*Task to carry out:* Reproduce every line of the listing as written, apart from the pictures.

*Dataset extract:*
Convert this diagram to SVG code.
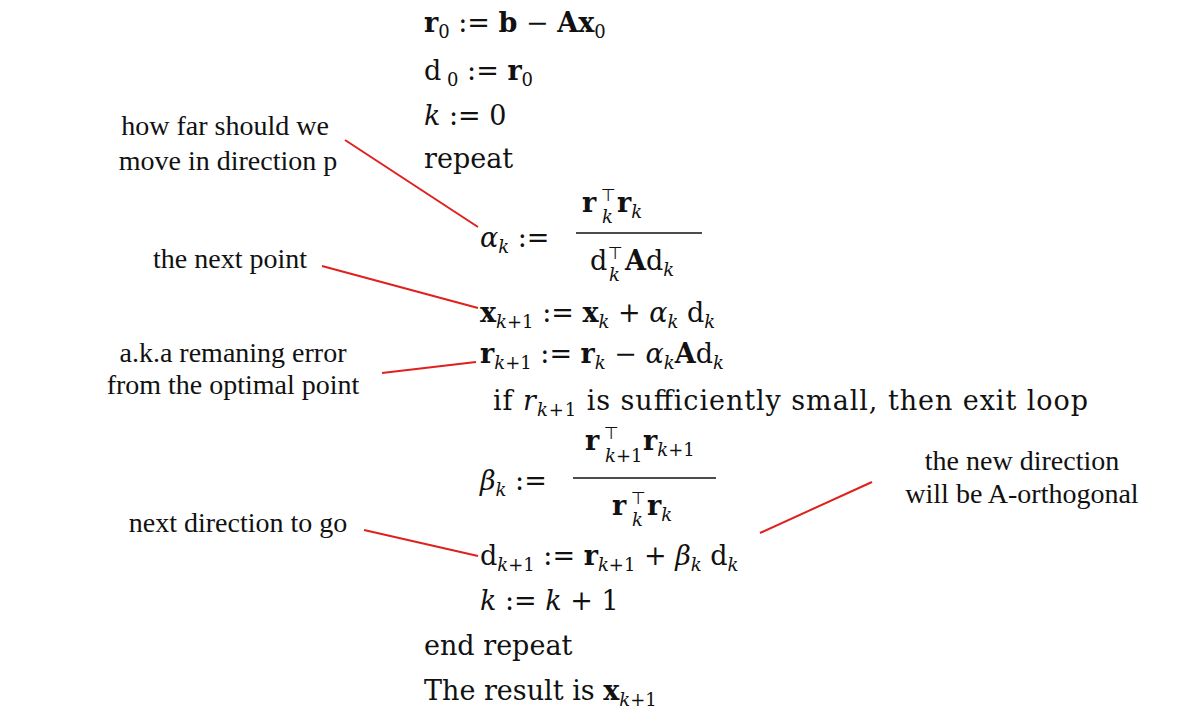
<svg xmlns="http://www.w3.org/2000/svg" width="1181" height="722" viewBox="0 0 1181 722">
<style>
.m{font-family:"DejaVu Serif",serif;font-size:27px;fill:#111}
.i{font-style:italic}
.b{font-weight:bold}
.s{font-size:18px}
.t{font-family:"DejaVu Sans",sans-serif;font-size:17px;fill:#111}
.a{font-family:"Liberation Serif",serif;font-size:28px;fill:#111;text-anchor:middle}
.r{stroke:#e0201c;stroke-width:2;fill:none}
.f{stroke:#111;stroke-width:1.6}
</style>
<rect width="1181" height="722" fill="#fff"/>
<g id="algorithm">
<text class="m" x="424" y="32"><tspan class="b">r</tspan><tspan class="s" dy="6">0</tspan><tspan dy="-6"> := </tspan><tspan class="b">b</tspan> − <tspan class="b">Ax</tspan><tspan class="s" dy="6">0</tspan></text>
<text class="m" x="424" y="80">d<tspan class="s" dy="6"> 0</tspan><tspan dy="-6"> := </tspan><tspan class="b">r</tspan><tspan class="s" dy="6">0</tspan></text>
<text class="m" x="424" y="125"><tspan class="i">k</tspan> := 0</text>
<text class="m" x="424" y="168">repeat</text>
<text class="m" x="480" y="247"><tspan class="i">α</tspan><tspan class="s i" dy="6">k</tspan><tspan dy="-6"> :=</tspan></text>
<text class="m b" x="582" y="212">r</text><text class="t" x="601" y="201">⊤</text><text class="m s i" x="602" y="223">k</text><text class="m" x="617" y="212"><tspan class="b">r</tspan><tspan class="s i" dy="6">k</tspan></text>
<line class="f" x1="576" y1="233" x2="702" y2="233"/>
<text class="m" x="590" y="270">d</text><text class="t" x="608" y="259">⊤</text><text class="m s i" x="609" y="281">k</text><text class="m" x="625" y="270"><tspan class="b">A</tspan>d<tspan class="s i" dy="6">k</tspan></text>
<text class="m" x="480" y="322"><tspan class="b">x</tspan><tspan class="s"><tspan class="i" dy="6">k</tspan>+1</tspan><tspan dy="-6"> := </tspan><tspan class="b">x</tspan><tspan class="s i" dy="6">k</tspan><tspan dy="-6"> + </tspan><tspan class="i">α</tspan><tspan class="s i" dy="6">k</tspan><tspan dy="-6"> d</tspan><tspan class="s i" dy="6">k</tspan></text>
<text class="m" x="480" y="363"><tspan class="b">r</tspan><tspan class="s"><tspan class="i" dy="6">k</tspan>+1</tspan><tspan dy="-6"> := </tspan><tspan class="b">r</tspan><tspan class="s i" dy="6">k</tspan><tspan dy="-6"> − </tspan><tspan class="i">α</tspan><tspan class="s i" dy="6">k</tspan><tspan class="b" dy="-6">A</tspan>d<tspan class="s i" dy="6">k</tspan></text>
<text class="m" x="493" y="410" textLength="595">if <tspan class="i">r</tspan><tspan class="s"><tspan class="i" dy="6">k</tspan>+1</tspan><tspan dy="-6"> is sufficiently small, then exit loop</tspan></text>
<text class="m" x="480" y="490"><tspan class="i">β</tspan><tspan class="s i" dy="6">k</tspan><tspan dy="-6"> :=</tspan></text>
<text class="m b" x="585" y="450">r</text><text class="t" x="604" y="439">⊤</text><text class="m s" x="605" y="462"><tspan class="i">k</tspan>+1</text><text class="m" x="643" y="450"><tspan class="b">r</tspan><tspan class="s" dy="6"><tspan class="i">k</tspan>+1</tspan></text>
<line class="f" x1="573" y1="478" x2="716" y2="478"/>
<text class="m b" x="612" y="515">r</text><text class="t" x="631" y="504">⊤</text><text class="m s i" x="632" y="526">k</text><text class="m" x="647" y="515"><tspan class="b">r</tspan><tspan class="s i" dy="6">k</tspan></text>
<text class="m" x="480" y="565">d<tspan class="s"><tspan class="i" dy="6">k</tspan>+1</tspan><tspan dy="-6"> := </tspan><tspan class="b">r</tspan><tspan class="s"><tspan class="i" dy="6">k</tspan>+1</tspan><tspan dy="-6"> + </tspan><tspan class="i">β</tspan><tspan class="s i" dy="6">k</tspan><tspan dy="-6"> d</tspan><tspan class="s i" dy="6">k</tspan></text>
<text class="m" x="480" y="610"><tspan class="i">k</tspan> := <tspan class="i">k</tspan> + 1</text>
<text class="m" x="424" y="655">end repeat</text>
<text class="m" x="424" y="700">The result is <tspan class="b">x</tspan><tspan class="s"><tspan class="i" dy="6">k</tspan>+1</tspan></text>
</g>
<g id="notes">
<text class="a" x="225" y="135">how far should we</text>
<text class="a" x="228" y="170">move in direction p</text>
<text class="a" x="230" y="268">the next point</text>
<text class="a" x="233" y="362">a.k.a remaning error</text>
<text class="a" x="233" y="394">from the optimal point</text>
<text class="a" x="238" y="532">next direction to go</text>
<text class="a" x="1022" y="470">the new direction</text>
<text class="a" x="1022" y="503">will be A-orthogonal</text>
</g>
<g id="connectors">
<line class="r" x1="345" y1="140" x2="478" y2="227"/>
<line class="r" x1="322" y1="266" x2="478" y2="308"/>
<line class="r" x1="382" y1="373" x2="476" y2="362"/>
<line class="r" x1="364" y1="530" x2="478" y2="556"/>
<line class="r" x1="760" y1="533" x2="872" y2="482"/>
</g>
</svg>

*Answer to the problem:*
Convert this diagram to SVG code.
<svg xmlns="http://www.w3.org/2000/svg" width="1181" height="722" viewBox="0 0 1181 722">
<style>
.m{font-family:"DejaVu Serif",serif;font-size:27px;fill:#111}
.i{font-style:italic}
.b{font-weight:bold}
.s{font-size:18px}
.t{font-family:"DejaVu Sans",sans-serif;font-size:17px;fill:#111}
.a{font-family:"Liberation Serif",serif;font-size:28px;fill:#111;text-anchor:middle}
.r{stroke:#e0201c;stroke-width:2;fill:none}
.f{stroke:#111;stroke-width:1.6}
</style>
<rect width="1181" height="722" fill="#fff"/>
<g id="algorithm">
<text class="m" x="424" y="32"><tspan class="b">r</tspan><tspan class="s" dy="6">0</tspan><tspan dy="-6"> := </tspan><tspan class="b">b</tspan> − <tspan class="b">Ax</tspan><tspan class="s" dy="6">0</tspan></text>
<text class="m" x="424" y="80">d<tspan class="s" dy="6"> 0</tspan><tspan dy="-6"> := </tspan><tspan class="b">r</tspan><tspan class="s" dy="6">0</tspan></text>
<text class="m" x="424" y="125"><tspan class="i">k</tspan> := 0</text>
<text class="m" x="424" y="168">repeat</text>
<text class="m" x="480" y="247"><tspan class="i">α</tspan><tspan class="s i" dy="6">k</tspan><tspan dy="-6"> :=</tspan></text>
<text class="m b" x="582" y="212">r</text><text class="t" x="601" y="201">⊤</text><text class="m s i" x="602" y="223">k</text><text class="m" x="617" y="212"><tspan class="b">r</tspan><tspan class="s i" dy="6">k</tspan></text>
<line class="f" x1="576" y1="233" x2="702" y2="233"/>
<text class="m" x="590" y="270">d</text><text class="t" x="608" y="259">⊤</text><text class="m s i" x="609" y="281">k</text><text class="m" x="625" y="270"><tspan class="b">A</tspan>d<tspan class="s i" dy="6">k</tspan></text>
<text class="m" x="480" y="322"><tspan class="b">x</tspan><tspan class="s"><tspan class="i" dy="6">k</tspan>+1</tspan><tspan dy="-6"> := </tspan><tspan class="b">x</tspan><tspan class="s i" dy="6">k</tspan><tspan dy="-6"> + </tspan><tspan class="i">α</tspan><tspan class="s i" dy="6">k</tspan><tspan dy="-6"> d</tspan><tspan class="s i" dy="6">k</tspan></text>
<text class="m" x="480" y="363"><tspan class="b">r</tspan><tspan class="s"><tspan class="i" dy="6">k</tspan>+1</tspan><tspan dy="-6"> := </tspan><tspan class="b">r</tspan><tspan class="s i" dy="6">k</tspan><tspan dy="-6"> − </tspan><tspan class="i">α</tspan><tspan class="s i" dy="6">k</tspan><tspan class="b" dy="-6">A</tspan>d<tspan class="s i" dy="6">k</tspan></text>
<text class="m" x="493" y="410" textLength="595">if <tspan class="i">r</tspan><tspan class="s"><tspan class="i" dy="6">k</tspan>+1</tspan><tspan dy="-6"> is sufficiently small, then exit loop</tspan></text>
<text class="m" x="480" y="490"><tspan class="i">β</tspan><tspan class="s i" dy="6">k</tspan><tspan dy="-6"> :=</tspan></text>
<text class="m b" x="585" y="450">r</text><text class="t" x="604" y="439">⊤</text><text class="m s" x="605" y="462"><tspan class="i">k</tspan>+1</text><text class="m" x="643" y="450"><tspan class="b">r</tspan><tspan class="s" dy="6"><tspan class="i">k</tspan>+1</tspan></text>
<line class="f" x1="573" y1="478" x2="716" y2="478"/>
<text class="m b" x="612" y="515">r</text><text class="t" x="631" y="504">⊤</text><text class="m s i" x="632" y="526">k</text><text class="m" x="647" y="515"><tspan class="b">r</tspan><tspan class="s i" dy="6">k</tspan></text>
<text class="m" x="480" y="565">d<tspan class="s"><tspan class="i" dy="6">k</tspan>+1</tspan><tspan dy="-6"> := </tspan><tspan class="b">r</tspan><tspan class="s"><tspan class="i" dy="6">k</tspan>+1</tspan><tspan dy="-6"> + </tspan><tspan class="i">β</tspan><tspan class="s i" dy="6">k</tspan><tspan dy="-6"> d</tspan><tspan class="s i" dy="6">k</tspan></text>
<text class="m" x="480" y="610"><tspan class="i">k</tspan> := <tspan class="i">k</tspan> + 1</text>
<text class="m" x="424" y="655">end repeat</text>
<text class="m" x="424" y="700">The result is <tspan class="b">x</tspan><tspan class="s"><tspan class="i" dy="6">k</tspan>+1</tspan></text>
</g>
<g id="notes">
<text class="a" x="225" y="135">how far should we</text>
<text class="a" x="228" y="170">move in direction p</text>
<text class="a" x="230" y="268">the next point</text>
<text class="a" x="233" y="362">a.k.a remaning error</text>
<text class="a" x="233" y="394">from the optimal point</text>
<text class="a" x="238" y="532">next direction to go</text>
<text class="a" x="1022" y="470">the new direction</text>
<text class="a" x="1022" y="503">will be A-orthogonal</text>
</g>
<g id="connectors">
<line class="r" x1="345" y1="140" x2="478" y2="227"/>
<line class="r" x1="322" y1="266" x2="478" y2="308"/>
<line class="r" x1="382" y1="373" x2="476" y2="362"/>
<line class="r" x1="364" y1="530" x2="478" y2="556"/>
<line class="r" x1="760" y1="533" x2="872" y2="482"/>
</g>
</svg>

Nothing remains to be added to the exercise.